■ Given problem: Line by line, repeat the data below exactly, beginning at the first line and ending at the line with "(0,0) rectangle (1249,968);". Omit pictures.

■ Given data:

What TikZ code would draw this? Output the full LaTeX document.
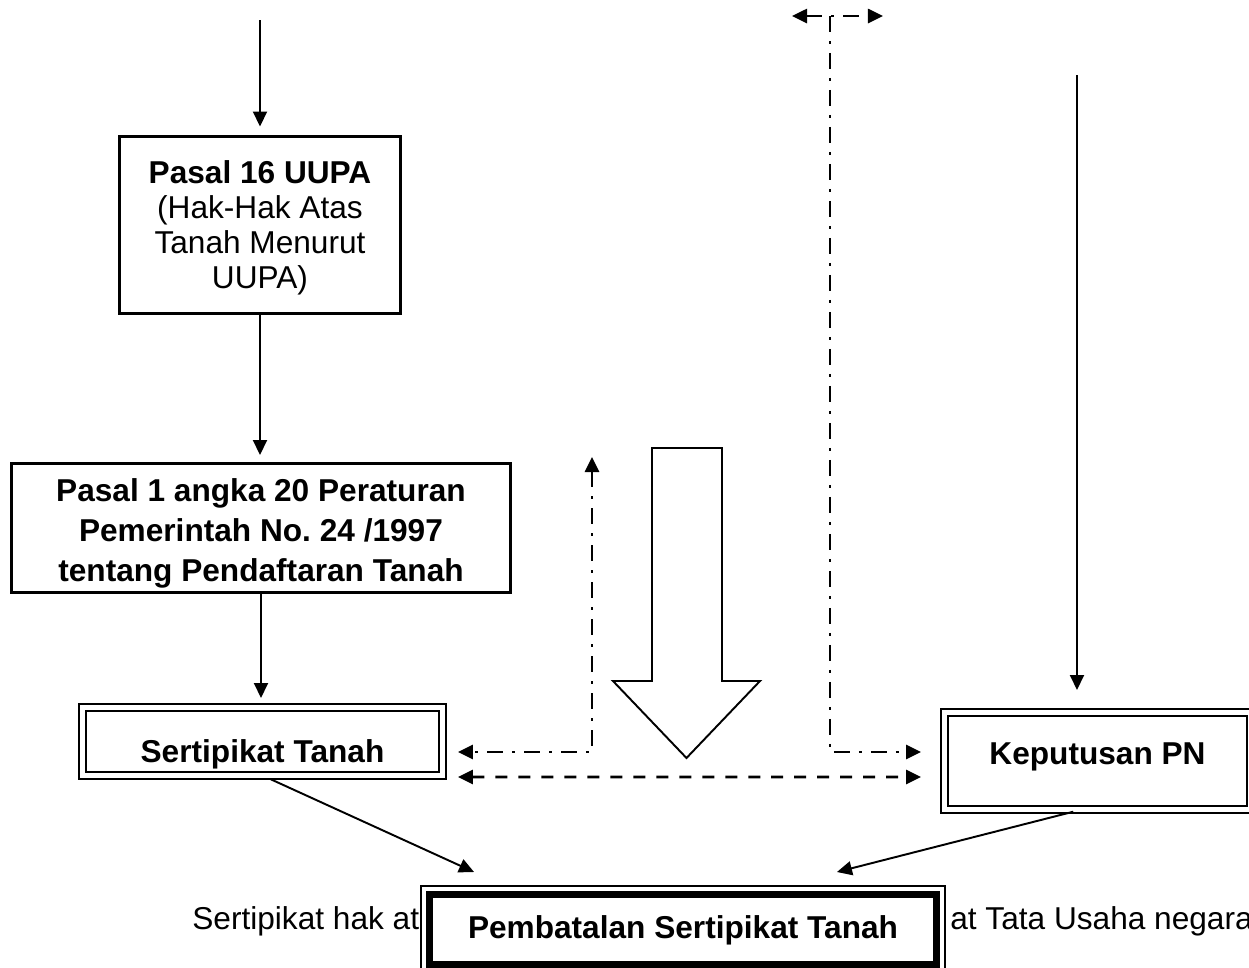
\documentclass[tikz,border=0pt]{standalone}
\usepackage{fontspec}
\setmainfont{Liberation Sans}
\usetikzlibrary{arrows.meta, positioning, calc}

\begin{document}
\begin{tikzpicture}[x=0.02cm, y=-0.02cm, >={Triangle[length=0.3cm, width=0.28cm]},
  txt/.style={font=\fontsize{18}{20}\selectfont, inner sep=0pt},
  box/.style={draw, line width=1.7pt, align=center, inner sep=0pt, outer sep=0pt},
  dbox/.style={draw, double, line width=1.1pt, double distance=0.1cm, inner sep=0pt,
    outer sep=0pt, font=\fontsize{18}{20}\selectfont\bfseries},
  tbox/.style={draw, fill=white, line width=0.14cm, inner sep=0pt, outer sep=0pt,
    preaction={draw=black, line width=0.38cm}, preaction={draw=white, line width=0.30cm},
    font=\fontsize{18}{20}\selectfont\bfseries},
  arr/.style={->, line width=1.1pt},
  dd/.style={line width=1.5pt, dash pattern=on 0.32cm off 0.18cm on 0.06cm off 0.18cm},
  ds/.style={line width=1.5pt, dash pattern=on 0.24cm off 0.22cm}]
  \useasboundingbox (0,0) rectangle (1249,968);

  % left column
  \node[box, minimum width=5.62cm, minimum height=3.54cm, font=\fontsize{18}{20}\selectfont]
    (p16) at (260,225) {\rule{0pt}{16.5pt}\textbf{Pasal 16 UUPA}\\(Hak-Hak Atas\\Tanah Menurut\\UUPA)};
  \node[box, minimum width=9.98cm, minimum height=2.58cm, font=\fontsize{18}{22.8}\selectfont\bfseries]
    (p1) at (261,528) {\rule{0pt}{19pt}Pasal 1 angka 20 Peraturan\\Pemerintah No.\ 24 /1997\\tentang Pendaftaran Tanah};
  \node[dbox, anchor=north, minimum width=7.2cm, text height=1.09cm, text depth=0.27cm]
    (sert) at (262.5,707.5) {Sertipikat Tanah};
  \node[dbox, anchor=north, minimum width=6.12cm, text height=1.03cm, text depth=0.91cm]
    (kep) at (1097.5,712.5) {Keputusan PN};

  \node[txt, anchor=base west] (lft) at (192,929) {Sertipikat hak at};
  \node[txt, anchor=base west] (rgt) at (950,929) {at Tata Usaha negara};
  \node[tbox, anchor=north, minimum width=10.14cm, text height=0.87cm, text depth=0.53cm]
    (pemb) at (683,894.5) {Pembatalan Sertipikat Tanah};

  \coordinate (in1) at (260,20);
  \coordinate (in2) at (1077,75);
  \coordinate (tj) at (830,16);
  \coordinate (mup) at (592,457);

  \draw[arr, shorten >=0.2cm] (in1) -- (p16.north);
  \draw[arr, shorten >=0.17cm] (p16.south) -- (p16.south |- p1.north);
  \draw[arr, shorten >=0.19cm] (p1.south) -- (p1.south |- sert.north);
  \draw[arr, shorten >=0.45cm] (in2) -- (in2 |- kep.north);

  % dash-dot and dashed links
  \draw[dd, <->] ([xshift=-0.76cm]tj) -- ([xshift=1.06cm]tj);
  \draw[dd, ->] (tj) |- ([xshift=-0.47cm, yshift=0.18cm]kep.west);
  \draw[dd, <->] (mup) |- ([xshift=0.31cm, yshift=-0.21cm]sert.east);
  \draw[ds, <->] ([xshift=0.31cm, yshift=-0.71cm]sert.east) -- ([xshift=-0.47cm, yshift=-0.32cm]kep.west);

  % hollow arrow
  \draw[line width=1.1pt] (652,448) -- (722,448) -- (722,681) -- (760,681) -- (686.5,758)
    -- (613,681) -- (652,681) -- cycle;

  \draw[arr, shorten <=0.18cm] (sert.south) -- ([xshift=0.89cm, yshift=0.45cm]pemb.north west);
  \draw[arr, shorten <=0.18cm] ([xshift=-0.31cm]kep.south) -- ([xshift=-1.99cm, yshift=0.45cm]pemb.north east);
\end{tikzpicture}
\end{document}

■ Result of the task:
What TikZ code would draw this? Output the full LaTeX document.
\documentclass[tikz,border=0pt]{standalone}
\usepackage{fontspec}
\setmainfont{Liberation Sans}
\usetikzlibrary{arrows.meta, positioning, calc}

\begin{document}
\begin{tikzpicture}[x=0.02cm, y=-0.02cm, >={Triangle[length=0.3cm, width=0.28cm]},
  txt/.style={font=\fontsize{18}{20}\selectfont, inner sep=0pt},
  box/.style={draw, line width=1.7pt, align=center, inner sep=0pt, outer sep=0pt},
  dbox/.style={draw, double, line width=1.1pt, double distance=0.1cm, inner sep=0pt,
    outer sep=0pt, font=\fontsize{18}{20}\selectfont\bfseries},
  tbox/.style={draw, fill=white, line width=0.14cm, inner sep=0pt, outer sep=0pt,
    preaction={draw=black, line width=0.38cm}, preaction={draw=white, line width=0.30cm},
    font=\fontsize{18}{20}\selectfont\bfseries},
  arr/.style={->, line width=1.1pt},
  dd/.style={line width=1.5pt, dash pattern=on 0.32cm off 0.18cm on 0.06cm off 0.18cm},
  ds/.style={line width=1.5pt, dash pattern=on 0.24cm off 0.22cm}]
  \useasboundingbox (0,0) rectangle (1249,968);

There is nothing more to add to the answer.